Task details.
Begin with the first line below and retype each line exactly through the line containing "import seaborn as sns". Any pictures are to be left out.

Available data.

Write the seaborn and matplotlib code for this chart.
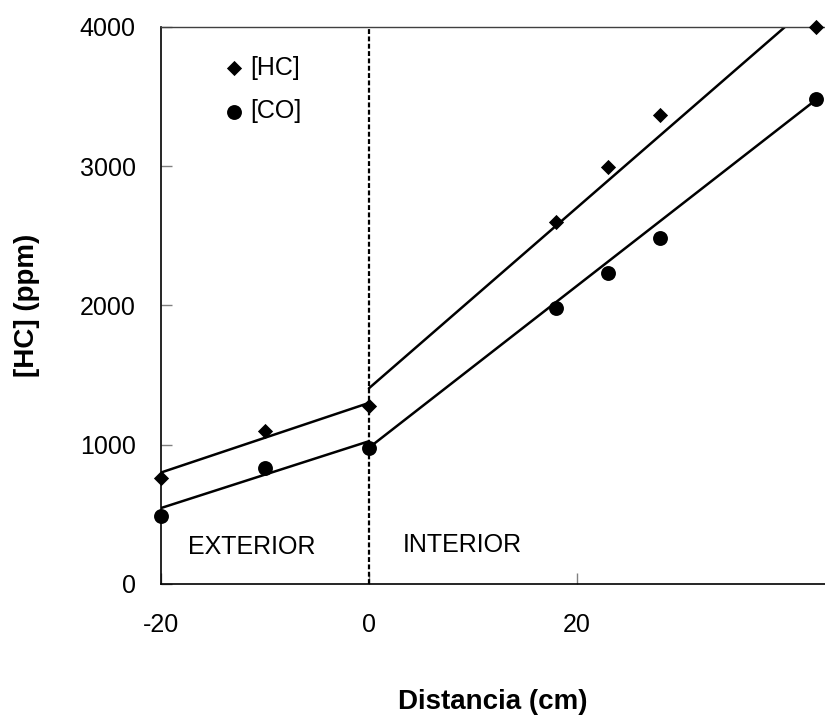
import matplotlib
matplotlib.use("Agg")
import matplotlib.pyplot as plt
import seaborn as sns

# measured points
distancia = [-20, -10, 0, 18, 23, 28, 43]
hc = [760, 1100, 1280, 2600, 2995, 3365, 4000]
co = [490, 835, 980, 1980, 2235, 2485, 3480]

# fitted lines, end points (exterior / interior)
hc_ext_x = [-20, 0]
hc_ext_y = [800, 1300]
hc_int_x = [0, 40]
hc_int_y = [1405, 4000]
co_ext_x = [-20, 0]
co_ext_y = [545, 1025]
co_int_x = [0, 43]
co_int_y = [978, 3478]

x_ticks = [-20, 0, 20]
y_ticks = [0, 1000, 2000, 3000, 4000]

sns.set_style("white")
plt.rcParams['font.family'] = ['Liberation Sans', 'DejaVu Sans']
plt.rcParams['text.color'] = 'black'
plt.rcParams['axes.labelcolor'] = 'black'

fig = plt.figure(figsize=(8.25, 7.23), dpi=100)
ax = fig.add_axes([0.195, 0.1923, 0.805, 0.7704])

# fit lines
for lx, ly in [(hc_ext_x, hc_ext_y), (hc_int_x, hc_int_y),
               (co_ext_x, co_ext_y), (co_int_x, co_int_y)]:
    sns.lineplot(x=lx, y=ly, color='black', linewidth=1.8, ax=ax, sort=False)

ax.axvline(0, color='black', linestyle=(0, (2.2, 1.1)), linewidth=1.6, zorder=2)

sns.scatterplot(x=distancia, y=hc, marker='D', s=60, color='black',
                edgecolor='black', linewidth=0, label='[HC]', ax=ax,
                clip_on=False, zorder=3)
sns.scatterplot(x=distancia, y=co, marker='o', s=115, color='black',
                edgecolor='black', linewidth=0, label='[CO]', ax=ax,
                clip_on=False, zorder=3)

ax.set_xlim(-20, 43.85)
ax.set_ylim(0, 4000)
ax.set_xticks(x_ticks)
ax.set_yticks(y_ticks)
ax.set_xticklabels([str(t) for t in x_ticks])
ax.set_yticklabels([str(t) for t in y_ticks])

ax.tick_params(axis='both', direction='in', length=8, width=1,
               color='#808080', labelsize=18, labelcolor='black',
               left=True, bottom=True)
ax.tick_params(axis='y', pad=18)
ax.tick_params(axis='x', pad=21)

ax.spines['right'].set_visible(False)
ax.spines['top'].set_color('#404040')
ax.spines['top'].set_linewidth(1.0)
for s in ['left', 'bottom']:
    ax.spines[s].set_color('black')
    ax.spines[s].set_linewidth(1.2)

ax.set_xlabel('Distancia (cm)', fontsize=20, fontweight='bold', labelpad=37)
ax.set_ylabel('[HC] (ppm)', fontsize=20, fontweight='bold', labelpad=29)

ax.text(-17.4, 266, 'EXTERIOR', fontsize=18, va='center')
ax.text(3.3, 280, 'INTERIOR', fontsize=18, va='center')

ax.legend(loc='upper left', bbox_to_anchor=(0.092, 0.948), frameon=False,
          fontsize=18, handletextpad=0.15, labelspacing=0.78,
          borderaxespad=0, borderpad=0, handlelength=1.0)

fig.savefig('out.png', dpi=100)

Expected answer.
Write the seaborn and matplotlib code for this chart.
import matplotlib
matplotlib.use("Agg")
import matplotlib.pyplot as plt
import seaborn as sns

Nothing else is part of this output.